▸ **Set problem**: Reproduce the listing exactly and skip over any pictures.

▸ **Dataset content**:
++++++++

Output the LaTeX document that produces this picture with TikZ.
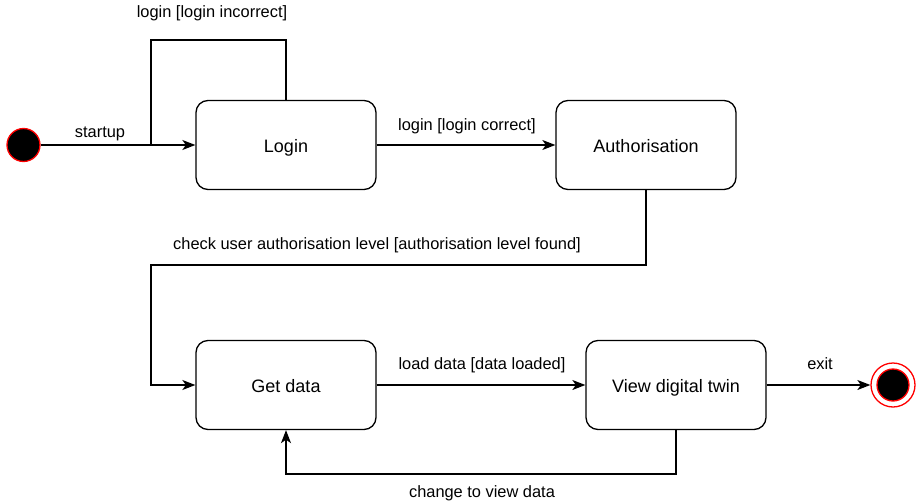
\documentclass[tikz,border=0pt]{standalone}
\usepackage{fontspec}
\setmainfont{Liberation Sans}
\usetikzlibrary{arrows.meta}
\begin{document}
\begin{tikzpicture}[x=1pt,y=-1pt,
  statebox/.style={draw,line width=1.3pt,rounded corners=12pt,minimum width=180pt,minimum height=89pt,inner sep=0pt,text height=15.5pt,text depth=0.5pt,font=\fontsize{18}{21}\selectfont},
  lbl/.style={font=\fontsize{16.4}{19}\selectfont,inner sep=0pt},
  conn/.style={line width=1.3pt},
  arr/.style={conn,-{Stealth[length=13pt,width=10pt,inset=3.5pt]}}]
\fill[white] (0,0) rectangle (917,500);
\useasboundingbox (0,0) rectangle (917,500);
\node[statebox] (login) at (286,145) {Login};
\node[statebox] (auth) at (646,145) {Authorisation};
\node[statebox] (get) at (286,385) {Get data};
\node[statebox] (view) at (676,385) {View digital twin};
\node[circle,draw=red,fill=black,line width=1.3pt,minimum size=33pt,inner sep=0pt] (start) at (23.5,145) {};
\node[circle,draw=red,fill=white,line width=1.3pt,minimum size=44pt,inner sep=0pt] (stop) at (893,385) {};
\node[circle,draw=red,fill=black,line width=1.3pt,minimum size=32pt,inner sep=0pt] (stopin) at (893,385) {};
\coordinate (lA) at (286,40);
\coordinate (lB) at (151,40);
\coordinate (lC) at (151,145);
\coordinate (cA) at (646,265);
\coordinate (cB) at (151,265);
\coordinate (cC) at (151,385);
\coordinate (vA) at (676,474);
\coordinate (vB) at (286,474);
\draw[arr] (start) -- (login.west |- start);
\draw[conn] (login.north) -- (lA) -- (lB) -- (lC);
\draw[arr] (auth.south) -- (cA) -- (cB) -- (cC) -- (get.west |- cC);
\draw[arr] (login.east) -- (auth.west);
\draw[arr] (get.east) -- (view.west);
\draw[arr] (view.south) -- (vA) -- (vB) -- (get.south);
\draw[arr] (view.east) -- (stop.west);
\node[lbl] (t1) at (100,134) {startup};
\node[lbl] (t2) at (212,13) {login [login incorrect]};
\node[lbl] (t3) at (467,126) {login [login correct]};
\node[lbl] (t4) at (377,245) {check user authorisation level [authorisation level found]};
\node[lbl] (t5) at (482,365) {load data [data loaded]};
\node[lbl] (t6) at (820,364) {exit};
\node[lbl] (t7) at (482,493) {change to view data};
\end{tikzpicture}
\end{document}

++++++++

▸ **Result**:
Output the LaTeX document that produces this picture with TikZ.
\documentclass[tikz,border=0pt]{standalone}
\usepackage{fontspec}
\setmainfont{Liberation Sans}
\usetikzlibrary{arrows.meta}
\begin{document}
\begin{tikzpicture}[x=1pt,y=-1pt,
  statebox/.style={draw,line width=1.3pt,rounded corners=12pt,minimum width=180pt,minimum height=89pt,inner sep=0pt,text height=15.5pt,text depth=0.5pt,font=\fontsize{18}{21}\selectfont},
  lbl/.style={font=\fontsize{16.4}{19}\selectfont,inner sep=0pt},
  conn/.style={line width=1.3pt},
  arr/.style={conn,-{Stealth[length=13pt,width=10pt,inset=3.5pt]}}]
\fill[white] (0,0) rectangle (917,500);
\useasboundingbox (0,0) rectangle (917,500);
\node[statebox] (login) at (286,145) {Login};
\node[statebox] (auth) at (646,145) {Authorisation};
\node[statebox] (get) at (286,385) {Get data};
\node[statebox] (view) at (676,385) {View digital twin};
\node[circle,draw=red,fill=black,line width=1.3pt,minimum size=33pt,inner sep=0pt] (start) at (23.5,145) {};
\node[circle,draw=red,fill=white,line width=1.3pt,minimum size=44pt,inner sep=0pt] (stop) at (893,385) {};
\node[circle,draw=red,fill=black,line width=1.3pt,minimum size=32pt,inner sep=0pt] (stopin) at (893,385) {};
\coordinate (lA) at (286,40);
\coordinate (lB) at (151,40);
\coordinate (lC) at (151,145);
\coordinate (cA) at (646,265);
\coordinate (cB) at (151,265);
\coordinate (cC) at (151,385);
\coordinate (vA) at (676,474);
\coordinate (vB) at (286,474);
\draw[arr] (start) -- (login.west |- start);
\draw[conn] (login.north) -- (lA) -- (lB) -- (lC);
\draw[arr] (auth.south) -- (cA) -- (cB) -- (cC) -- (get.west |- cC);
\draw[arr] (login.east) -- (auth.west);
\draw[arr] (get.east) -- (view.west);
\draw[arr] (view.south) -- (vA) -- (vB) -- (get.south);
\draw[arr] (view.east) -- (stop.west);
\node[lbl] (t1) at (100,134) {startup};
\node[lbl] (t2) at (212,13) {login [login incorrect]};
\node[lbl] (t3) at (467,126) {login [login correct]};
\node[lbl] (t4) at (377,245) {check user authorisation level [authorisation level found]};
\node[lbl] (t5) at (482,365) {load data [data loaded]};
\node[lbl] (t6) at (820,364) {exit};
\node[lbl] (t7) at (482,493) {change to view data};
\end{tikzpicture}
\end{document}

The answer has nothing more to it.